Bob Lutz

Bob Lutz: West Pioneers welcome new, modern athletic facilities


West High dedicated a new pool and gymnasium on Thursday. The new complex includes band and choir rooms that also serve as storm shelters. The $12.7 million project took two years to complete.
West High dedicated a new pool and gymnasium on Thursday. The new complex includes band and choir rooms that also serve as storm shelters. The $12.7 million project took two years to complete. The Wichita Eagle

Wichita West has a strong athletics tradition, like many high schools. You just have to search really hard to find it.

The Pioneers have been down and out for a long time, having reached the depths of near hopelessness in some sports. The school’s pride has suffered.

West, probably more than any other Wichita public high school, needed the new facilities for which there was a ribbon-cutting ceremony Thursday evening.

Those facilities include a new, beautiful and big gymnasium and locker rooms, an all-weather turf field and eight-lane track, tennis courts, wrestling room and weight room. West also has new vocal and instrumental music rooms and practice rooms.

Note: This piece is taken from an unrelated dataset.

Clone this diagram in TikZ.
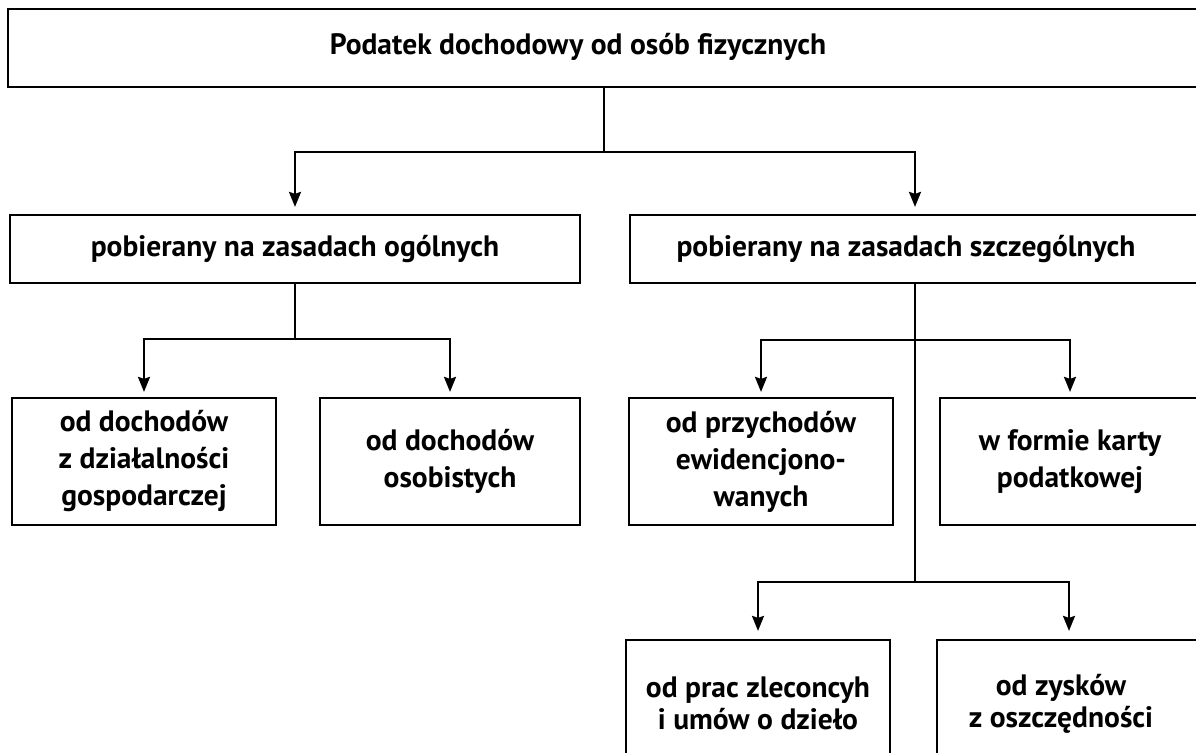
\documentclass[tikz,border=0pt]{standalone}
\usepackage{fontspec}
\setmainfont{PT Sans}
\usetikzlibrary{arrows.meta,calc}
\begin{document}
\begin{tikzpicture}[x=1pt,y=1pt,
  box/.style={draw=black, line width=2.2pt, rectangle, inner sep=0pt, align=center,
    font=\fontsize{29.5}{37}\selectfont\bfseries},
  wide/.style={box, minimum height=68pt, minimum width=570pt},
  small/.style={box, minimum height=127pt, minimum width=262pt},
  tight/.style={font=\fontsize{29.5}{32}\selectfont\bfseries},
  conn/.style={line width=2.2pt, draw=black},
  arr/.style={conn, -{Stealth[length=15pt,width=12pt,inset=2pt]}},
]
\useasboundingbox (0,0) rectangle (1196,-752);
\clip (0,0) rectangle (1196,-752);
\fill[white] (0,0) rectangle (1196,-752);

% top
\node[box, minimum width=1192pt, minimum height=78pt] (top) at (604,-48) {};
\node[font=\fontsize{29.5}{36}\selectfont\bfseries, inner sep=0pt] (toptext) at (578,-47) {Podatek dochodowy od osób fizycznych};

% level 2
\node[wide] (b2l) at (295,-249) {pobierany na zasadach ogólnych};
\node[wide] (b2r) at (915,-249) {\hspace*{-18pt}pobierany na zasadach szczególnych};

% level 3
\node[small, minimum width=264pt] (ba) at (144,-461.5) {od dochodów\\z działalności\\gospodarczej};
\node[small, minimum width=260pt] (bb) at (450,-461.5) {od dochodów\\osobistych};
\node[small, minimum width=264pt] (bc) at (761,-461.5) {od przychodów\\ewidencjono-\\wanych};
\node[small, minimum width=260pt] (bd) at (1070,-461.5) {w formie karty\\podatkowej};

% level 4
\node[small, tight, minimum width=264pt] (be) at (758,-703.5) {od prac zleconcyh\\i umów o dzieło};
\node[small, tight, minimum width=264pt] (bf) at (1069,-703.5) {\hspace*{-16pt}od zysków\\\hspace*{-16pt}z oszczędności};

% connectors
\coordinate (j1) at ($(top.south)+(0,-64)$);
\draw[conn] (top.south) -- (j1);
\draw[arr, shorten >=7pt] (j1) -| (b2l.north);
\draw[arr, shorten >=7pt] (j1) -| (b2r.north);

\coordinate (j2) at ($(b2l.south)+(0,-55)$);
\draw[conn] (b2l.south) -- (j2);
\draw[arr, shorten >=5pt] (j2) -| (ba.north);
\draw[arr, shorten >=5pt] (j2) -| (bb.north);

\coordinate (j3) at ($(b2r.south)+(0,-56)$);
\coordinate (j4) at ($(b2r.south)+(0,-298)$);
\draw[conn] (b2r.south) -- (j4);
\draw[arr, shorten >=5pt] (j3) -| (bc.north);
\draw[arr, shorten >=5pt] (j3) -| (bd.north);
\draw[arr, shorten >=8pt] (j4) -| (be.north);
\draw[arr, shorten >=8pt] (j4) -| (bf.north);
\end{tikzpicture}
\end{document}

“Unbelievable,” West principal Joel Hudson said Wednesday as he showed off some of the new digs. “In fact, before it was completed, we were sending out tweets to our students during the summer and they were excited. When school started, you could really tell they were ready to come back and see all of this.”

West football coach Weston Schartz, who infused excitement into the school when he was hired to return three seasons ago, agrees that the new facilities were badly needed. And not just for today’s students, but those from the past.

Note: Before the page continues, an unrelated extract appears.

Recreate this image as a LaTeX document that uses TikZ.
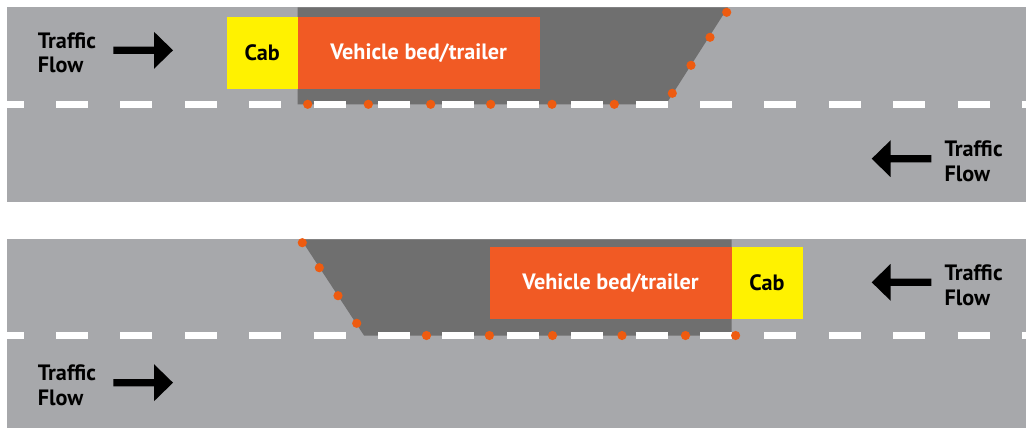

“We have some of our older alumni come by now and see this and they’re so happy we finally have such nice stuff,” Schartz said. “They take even more pride in it than the kids we have now because guys all saw it coming.”

The new gym is the highlight. Adorned in Pioneer maroon and gold and with a shiny new floor, it was the site of a Tuesday night volleyball triangular, the first event on that floor.

“We had Bishop Carroll and East here and everything went flawlessly,” West athletic director Phil Daignault said. “We had all of these visitors coming in and out and we were getting all of these nice comments and feedback about how much nicer this is. And our kids – you could just tell how much they were out there on the floor getting after it. It was really wonderful.”

Things were much more quiet in the gym Wednesday afternoon. But two West boys basketball players were playing a game of one-on-one. I wondered if they would ever stop.

“This is a lot better than our old gym,” senior Mike Swinney said. “My first reaction was, ‘Wow!’ It’s unreal. I’m just glad we have this new court, finally, and I’m glad we have it before my senior year. I appreciate that I’m going to get to play on this floor and in this gym my last year and I’m going to do my best.”

West has been at or near the bottom of the City League standings in many sports for a long time. The school, though, is showing signs of life beyond the new facilities.

Schartz led the Pioneers to the Class 5A playoffs in football last season and there is increased participation in sports, Hudson said.

“Mortar and bricks don’t make a school,” he said, “but they help a hell of a lot. When our kids visit and see other facilities – not just in the district but outside – you can see it in their faces. ‘Why don’t we have that?’ Well, now we have that. You can feel it, you can see it, you can almost taste it – the spirit is really strong. We’ve got more kids out for everything and not just sports, but clubs, organizations, Scholar’s Bowl. Our band is bigger than it’s been in probably the last 10 years. So bricks and mortar make a huge difference.”

Northwest’s gym, still one of the biggest and nicest among the City League’s seven public high schools, was constructed with the school in the late-1970s. East got its new gym several years ago and just last year new gyms were unveiled at Heights, North and South.

Southeast will have a new school in a few years, one that includes a football field.

Declining facilities district-wide prompted a $370 million bond issue that taxpayers approved in 2008.

“Thank you to those taxpayers for making such a huge investment,” Hudson said. “We feel like they have put their trust in us and that they’re a smart group. Kansans are practical, smart people and they know that if their schools get run down, then the whole community starts to suffer and the whole community falls apart.”

As construction winds down on the many projects green-lighted after the bond issue, facilities are an issue of the past. The West community revels in the improvements, which also include a new baseball field south of the school.

“Every day when this gym was being built, I’d get to school and find myself just parking in the lot and wondering what it was going to look like when it was done,” Hudson said. “Well, it’s even better than I thought it was going to be. It’s awesome.”